The stock trading frenzy of January 2021 brought a relatively new player in the securities markets into public consciousness—the platforms offering no- or low-commission trading that seek to appeal to young and less-experienced investors with a “fun” if not “delightful” user experience. Most prominent among these new brokers is Robinhood, with a slick mobile phone app, which claims that its platform will “democratize finance” by making investing cheaper and easier for the masses who have been looked down upon and locked out by the wealthy elites of Wall Street.

However, Robinhood’s claims of “democratization” have all the hallmarks of manipulation and exploitation, making Robinhood’s founders multibillionaires while many of its retail customers suffer financial ruin. That is because platforms like Robinhood take arguably legal kickbacks for routing their customer orders—known as payment for order flow—to high frequency trading firms which execute those orders, almost always in dark, off-exchange venues.
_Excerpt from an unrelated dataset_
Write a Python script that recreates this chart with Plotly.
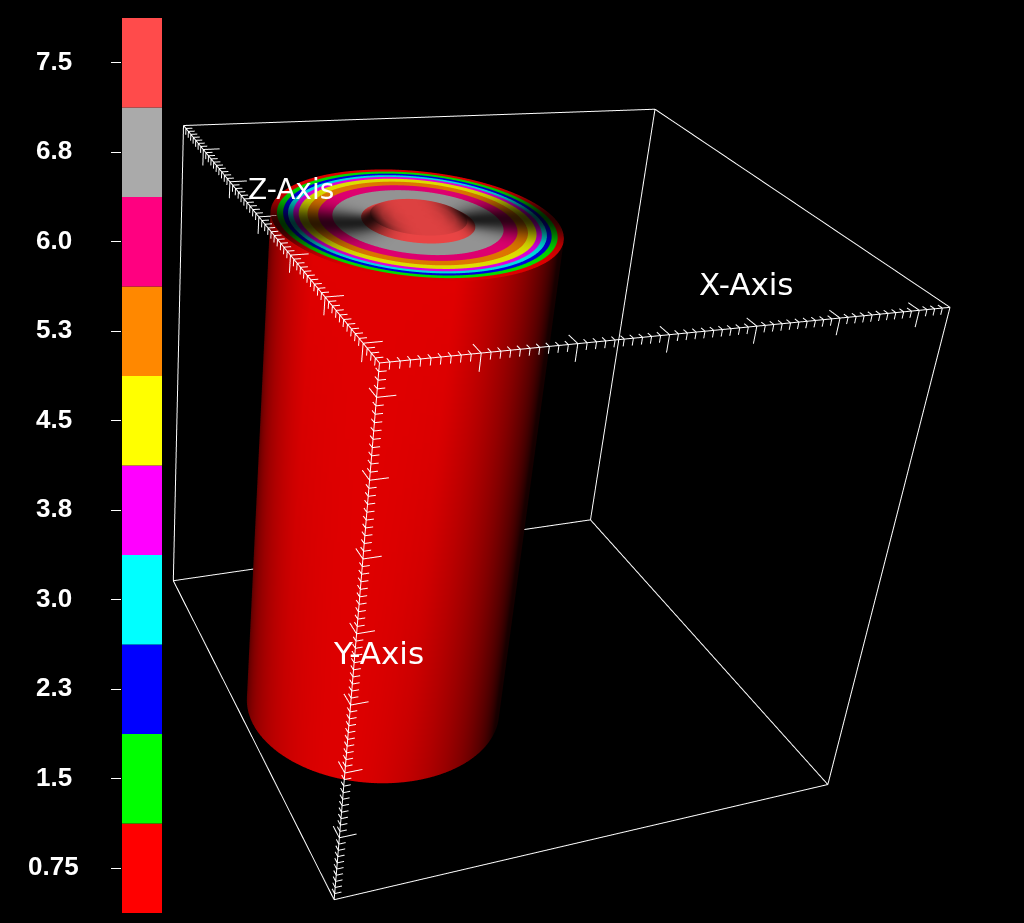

To maximize those kickbacks, Robinhood’s mobile trading app is gamified via predatory digital engagement practices to disarm its customers’ financial self-defense mechanisms and prompt as much frequent and risky trading as possible. Such trading behavior has been shown to be highly detrimental to retail investors, and indeed many of Robinhood’s customers have been harmed by engaging in such practices, some grievously. The result is that, unlike the legend of Robin Hood stealing from the rich and giving to the poor, the Robinhoods of the world are taking from the less experienced and enriching themselves and their fellow Wall Street billionaires.

But it does not have to be this way. Finance can be genuinely democratized (easier access, lower costs, user-friendly financial tools, etc.) and trading can be demystified in ways that facilitate wealth creation rather than wealth extraction. However, for that to happen, regulators must enforce existing laws and rules against illegal conduct and impose meaningful penalties on individual corporate officers that punish and deter. Regulators must also enact new rules to prohibit, for example, predatory digital engagement practices. Once the highly profitable lawbreakers and predators are shut down, the financial industry can focus on serving Main Street investors rather than exploiting them to enrich Wall Street.